Your copy should be exact, beginning at the line containing "What TikZ code" and ending at the line containing "anchor=base, inner sep=0pt]", with both lines kept and every picture dropped.

Records for processing –
____

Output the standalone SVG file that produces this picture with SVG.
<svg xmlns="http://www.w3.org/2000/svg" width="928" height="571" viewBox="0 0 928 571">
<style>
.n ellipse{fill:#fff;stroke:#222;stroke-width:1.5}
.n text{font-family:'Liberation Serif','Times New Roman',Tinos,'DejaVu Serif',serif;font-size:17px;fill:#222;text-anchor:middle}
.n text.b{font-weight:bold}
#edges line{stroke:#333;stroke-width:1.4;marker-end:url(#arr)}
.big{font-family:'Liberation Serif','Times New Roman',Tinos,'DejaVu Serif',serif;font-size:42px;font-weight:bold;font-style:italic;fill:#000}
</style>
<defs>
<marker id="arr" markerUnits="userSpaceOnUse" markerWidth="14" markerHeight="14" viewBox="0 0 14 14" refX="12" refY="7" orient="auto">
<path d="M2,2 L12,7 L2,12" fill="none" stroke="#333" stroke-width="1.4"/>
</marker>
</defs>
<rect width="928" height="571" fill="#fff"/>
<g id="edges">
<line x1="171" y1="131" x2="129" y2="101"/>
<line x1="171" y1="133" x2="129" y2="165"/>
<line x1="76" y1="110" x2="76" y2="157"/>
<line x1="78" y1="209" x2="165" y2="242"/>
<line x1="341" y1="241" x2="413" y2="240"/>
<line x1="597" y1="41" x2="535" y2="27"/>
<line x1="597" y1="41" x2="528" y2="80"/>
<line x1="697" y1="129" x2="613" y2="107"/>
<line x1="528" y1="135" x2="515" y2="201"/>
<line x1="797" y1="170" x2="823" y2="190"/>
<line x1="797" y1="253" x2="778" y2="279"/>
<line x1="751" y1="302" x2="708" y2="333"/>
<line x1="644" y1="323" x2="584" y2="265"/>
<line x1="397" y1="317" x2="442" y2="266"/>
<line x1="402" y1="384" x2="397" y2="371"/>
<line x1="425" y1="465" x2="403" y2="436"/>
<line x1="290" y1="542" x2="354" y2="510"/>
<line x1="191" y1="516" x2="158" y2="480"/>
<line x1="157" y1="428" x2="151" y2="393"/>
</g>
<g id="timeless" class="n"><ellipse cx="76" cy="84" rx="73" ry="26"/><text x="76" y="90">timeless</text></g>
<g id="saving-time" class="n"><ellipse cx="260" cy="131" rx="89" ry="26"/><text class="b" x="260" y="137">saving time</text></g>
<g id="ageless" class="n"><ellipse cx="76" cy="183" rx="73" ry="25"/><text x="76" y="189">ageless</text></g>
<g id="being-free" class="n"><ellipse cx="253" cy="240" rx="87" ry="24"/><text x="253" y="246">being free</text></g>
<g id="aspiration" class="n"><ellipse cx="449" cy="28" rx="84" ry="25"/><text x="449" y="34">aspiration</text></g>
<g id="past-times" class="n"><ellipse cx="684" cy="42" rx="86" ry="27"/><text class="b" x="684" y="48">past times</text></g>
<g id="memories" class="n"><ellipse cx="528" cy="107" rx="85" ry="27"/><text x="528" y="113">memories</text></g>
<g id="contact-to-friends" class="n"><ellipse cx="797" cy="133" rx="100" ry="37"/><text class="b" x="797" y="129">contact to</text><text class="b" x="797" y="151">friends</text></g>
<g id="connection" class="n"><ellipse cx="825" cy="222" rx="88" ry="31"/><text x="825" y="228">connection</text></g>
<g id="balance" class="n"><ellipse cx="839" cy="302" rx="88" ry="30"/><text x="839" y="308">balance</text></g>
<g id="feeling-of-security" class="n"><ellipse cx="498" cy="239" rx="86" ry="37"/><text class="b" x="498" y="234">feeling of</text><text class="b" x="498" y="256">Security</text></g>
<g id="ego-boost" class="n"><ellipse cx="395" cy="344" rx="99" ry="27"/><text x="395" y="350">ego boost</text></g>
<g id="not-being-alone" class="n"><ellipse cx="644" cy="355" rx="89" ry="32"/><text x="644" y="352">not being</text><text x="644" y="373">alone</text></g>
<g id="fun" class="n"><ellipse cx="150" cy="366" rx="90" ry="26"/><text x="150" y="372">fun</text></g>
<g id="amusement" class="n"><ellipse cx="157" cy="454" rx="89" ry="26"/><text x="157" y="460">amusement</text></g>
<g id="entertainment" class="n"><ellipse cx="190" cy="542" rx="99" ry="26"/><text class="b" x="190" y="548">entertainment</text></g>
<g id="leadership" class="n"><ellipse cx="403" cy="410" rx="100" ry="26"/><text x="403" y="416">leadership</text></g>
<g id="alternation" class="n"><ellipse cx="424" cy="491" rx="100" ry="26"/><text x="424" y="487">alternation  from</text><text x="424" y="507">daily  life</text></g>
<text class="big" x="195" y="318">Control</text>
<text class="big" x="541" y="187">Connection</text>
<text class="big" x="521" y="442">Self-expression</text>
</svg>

____

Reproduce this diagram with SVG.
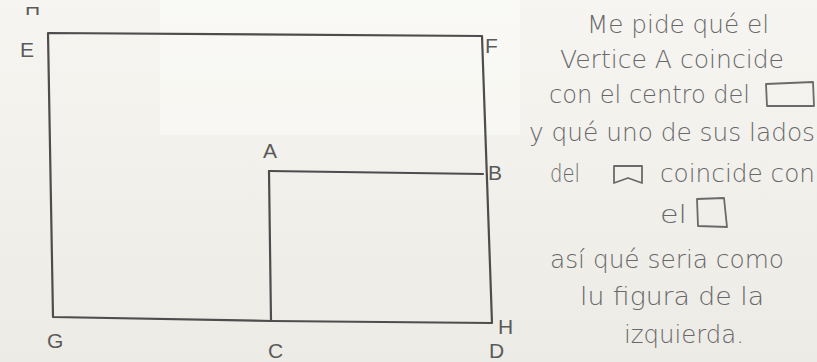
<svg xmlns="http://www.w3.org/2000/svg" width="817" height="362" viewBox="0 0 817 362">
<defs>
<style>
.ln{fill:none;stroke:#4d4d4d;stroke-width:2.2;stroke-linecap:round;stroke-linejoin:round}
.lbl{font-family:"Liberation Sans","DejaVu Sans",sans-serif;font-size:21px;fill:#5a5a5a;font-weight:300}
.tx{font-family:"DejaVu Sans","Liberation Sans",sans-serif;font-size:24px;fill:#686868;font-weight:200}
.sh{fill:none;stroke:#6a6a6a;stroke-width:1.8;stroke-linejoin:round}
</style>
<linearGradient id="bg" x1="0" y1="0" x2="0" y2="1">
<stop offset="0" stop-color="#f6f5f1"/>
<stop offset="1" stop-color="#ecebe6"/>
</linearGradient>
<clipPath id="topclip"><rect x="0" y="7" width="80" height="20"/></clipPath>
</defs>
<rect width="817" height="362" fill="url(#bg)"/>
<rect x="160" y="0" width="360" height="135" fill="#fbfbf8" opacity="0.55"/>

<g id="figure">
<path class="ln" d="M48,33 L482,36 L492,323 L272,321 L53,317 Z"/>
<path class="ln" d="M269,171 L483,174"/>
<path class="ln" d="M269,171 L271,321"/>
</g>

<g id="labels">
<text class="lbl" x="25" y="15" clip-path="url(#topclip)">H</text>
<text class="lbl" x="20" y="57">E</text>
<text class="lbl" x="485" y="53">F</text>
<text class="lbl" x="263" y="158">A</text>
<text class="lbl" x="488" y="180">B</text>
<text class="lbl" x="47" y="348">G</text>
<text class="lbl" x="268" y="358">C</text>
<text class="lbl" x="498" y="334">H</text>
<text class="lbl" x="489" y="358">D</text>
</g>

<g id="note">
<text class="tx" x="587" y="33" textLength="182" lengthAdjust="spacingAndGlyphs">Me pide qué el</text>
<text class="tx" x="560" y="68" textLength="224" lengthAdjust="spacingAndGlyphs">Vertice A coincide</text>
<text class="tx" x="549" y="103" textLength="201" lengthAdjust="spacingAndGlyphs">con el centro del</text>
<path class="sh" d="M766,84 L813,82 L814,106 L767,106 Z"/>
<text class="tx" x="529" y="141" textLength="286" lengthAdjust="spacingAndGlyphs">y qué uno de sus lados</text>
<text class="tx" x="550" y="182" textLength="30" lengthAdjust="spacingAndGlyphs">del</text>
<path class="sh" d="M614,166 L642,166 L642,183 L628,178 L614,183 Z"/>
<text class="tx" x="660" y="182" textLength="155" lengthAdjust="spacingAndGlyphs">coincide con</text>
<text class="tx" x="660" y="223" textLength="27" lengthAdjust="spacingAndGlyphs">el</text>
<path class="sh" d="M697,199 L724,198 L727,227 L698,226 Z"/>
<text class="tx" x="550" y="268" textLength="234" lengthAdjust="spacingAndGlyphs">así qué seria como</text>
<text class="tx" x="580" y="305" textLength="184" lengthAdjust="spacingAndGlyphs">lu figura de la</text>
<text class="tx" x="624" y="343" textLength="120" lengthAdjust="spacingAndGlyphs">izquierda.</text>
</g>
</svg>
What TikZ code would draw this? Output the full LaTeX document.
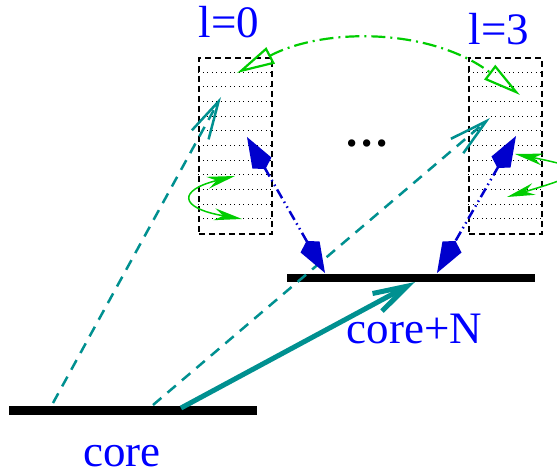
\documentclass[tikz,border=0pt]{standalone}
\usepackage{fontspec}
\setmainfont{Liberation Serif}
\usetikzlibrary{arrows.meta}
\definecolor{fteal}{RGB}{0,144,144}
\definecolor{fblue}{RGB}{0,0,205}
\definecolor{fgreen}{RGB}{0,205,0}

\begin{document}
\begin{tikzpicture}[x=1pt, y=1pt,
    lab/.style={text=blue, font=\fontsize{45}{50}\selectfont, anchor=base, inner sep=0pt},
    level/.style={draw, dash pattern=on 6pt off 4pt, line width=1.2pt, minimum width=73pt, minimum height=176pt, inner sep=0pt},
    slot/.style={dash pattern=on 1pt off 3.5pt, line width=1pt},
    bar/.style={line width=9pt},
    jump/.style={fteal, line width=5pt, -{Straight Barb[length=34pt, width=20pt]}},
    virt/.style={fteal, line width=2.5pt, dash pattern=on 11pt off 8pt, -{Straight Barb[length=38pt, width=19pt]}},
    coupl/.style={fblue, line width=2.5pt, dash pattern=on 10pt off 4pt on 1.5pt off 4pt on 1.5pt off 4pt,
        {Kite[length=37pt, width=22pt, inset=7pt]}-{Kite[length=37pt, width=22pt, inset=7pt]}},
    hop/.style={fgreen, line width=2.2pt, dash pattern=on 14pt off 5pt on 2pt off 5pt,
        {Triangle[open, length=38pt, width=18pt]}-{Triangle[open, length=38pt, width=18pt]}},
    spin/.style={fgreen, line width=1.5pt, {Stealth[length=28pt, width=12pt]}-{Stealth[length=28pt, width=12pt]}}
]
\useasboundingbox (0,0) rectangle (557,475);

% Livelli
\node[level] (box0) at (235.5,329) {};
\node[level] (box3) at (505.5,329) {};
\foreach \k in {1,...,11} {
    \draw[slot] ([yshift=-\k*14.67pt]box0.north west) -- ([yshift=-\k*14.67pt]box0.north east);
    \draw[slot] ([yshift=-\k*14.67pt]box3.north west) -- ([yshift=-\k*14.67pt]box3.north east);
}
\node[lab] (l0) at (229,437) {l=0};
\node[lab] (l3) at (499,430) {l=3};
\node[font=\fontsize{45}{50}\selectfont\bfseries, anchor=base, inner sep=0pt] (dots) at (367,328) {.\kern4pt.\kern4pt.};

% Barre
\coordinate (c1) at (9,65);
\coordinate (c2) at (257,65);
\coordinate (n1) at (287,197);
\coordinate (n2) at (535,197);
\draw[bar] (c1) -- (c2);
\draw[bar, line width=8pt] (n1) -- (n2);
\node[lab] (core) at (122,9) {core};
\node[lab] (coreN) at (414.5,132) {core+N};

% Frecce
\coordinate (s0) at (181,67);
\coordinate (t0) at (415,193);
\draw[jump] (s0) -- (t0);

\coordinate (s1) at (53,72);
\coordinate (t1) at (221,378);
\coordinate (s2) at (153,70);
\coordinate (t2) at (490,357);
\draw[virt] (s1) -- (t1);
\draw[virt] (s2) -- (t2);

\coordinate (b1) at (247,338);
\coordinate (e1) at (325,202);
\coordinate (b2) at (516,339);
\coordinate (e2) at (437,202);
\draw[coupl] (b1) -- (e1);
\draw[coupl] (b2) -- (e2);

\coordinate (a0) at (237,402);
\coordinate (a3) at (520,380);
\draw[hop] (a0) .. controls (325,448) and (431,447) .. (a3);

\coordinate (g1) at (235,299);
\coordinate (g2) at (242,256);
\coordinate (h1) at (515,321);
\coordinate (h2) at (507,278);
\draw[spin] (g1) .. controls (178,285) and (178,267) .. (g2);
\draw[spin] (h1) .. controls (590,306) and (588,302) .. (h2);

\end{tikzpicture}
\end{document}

____

The output –
What TikZ code would draw this? Output the full LaTeX document.
\documentclass[tikz,border=0pt]{standalone}
\usepackage{fontspec}
\setmainfont{Liberation Serif}
\usetikzlibrary{arrows.meta}
\definecolor{fteal}{RGB}{0,144,144}
\definecolor{fblue}{RGB}{0,0,205}
\definecolor{fgreen}{RGB}{0,205,0}

\begin{document}
\begin{tikzpicture}[x=1pt, y=1pt,
    lab/.style={text=blue, font=\fontsize{45}{50}\selectfont, anchor=base, inner sep=0pt},
    level/.style={draw, dash pattern=on 6pt off 4pt, line width=1.2pt, minimum width=73pt, minimum height=176pt, inner sep=0pt},
    slot/.style={dash pattern=on 1pt off 3.5pt, line width=1pt},
    bar/.style={line width=9pt},
    jump/.style={fteal, line width=5pt, -{Straight Barb[length=34pt, width=20pt]}},
    virt/.style={fteal, line width=2.5pt, dash pattern=on 11pt off 8pt, -{Straight Barb[length=38pt, width=19pt]}},
    coupl/.style={fblue, line width=2.5pt, dash pattern=on 10pt off 4pt on 1.5pt off 4pt on 1.5pt off 4pt,
        {Kite[length=37pt, width=22pt, inset=7pt]}-{Kite[length=37pt, width=22pt, inset=7pt]}},
    hop/.style={fgreen, line width=2.2pt, dash pattern=on 14pt off 5pt on 2pt off 5pt,
        {Triangle[open, length=38pt, width=18pt]}-{Triangle[open, length=38pt, width=18pt]}},
    spin/.style={fgreen, line width=1.5pt, {Stealth[length=28pt, width=12pt]}-{Stealth[length=28pt, width=12pt]}}
]
\useasboundingbox (0,0) rectangle (557,475);

% Livelli
\node[level] (box0) at (235.5,329) {};
\node[level] (box3) at (505.5,329) {};
\foreach \k in {1,...,11} {
    \draw[slot] ([yshift=-\k*14.67pt]box0.north west) -- ([yshift=-\k*14.67pt]box0.north east);
    \draw[slot] ([yshift=-\k*14.67pt]box3.north west) -- ([yshift=-\k*14.67pt]box3.north east);
}
\node[lab] (l0) at (229,437) {l=0};
\node[lab] (l3) at (499,430) {l=3};
\node[font=\fontsize{45}{50}\selectfont\bfseries, anchor=base, inner sep=0pt] (dots) at (367,328) {.\kern4pt.\kern4pt.};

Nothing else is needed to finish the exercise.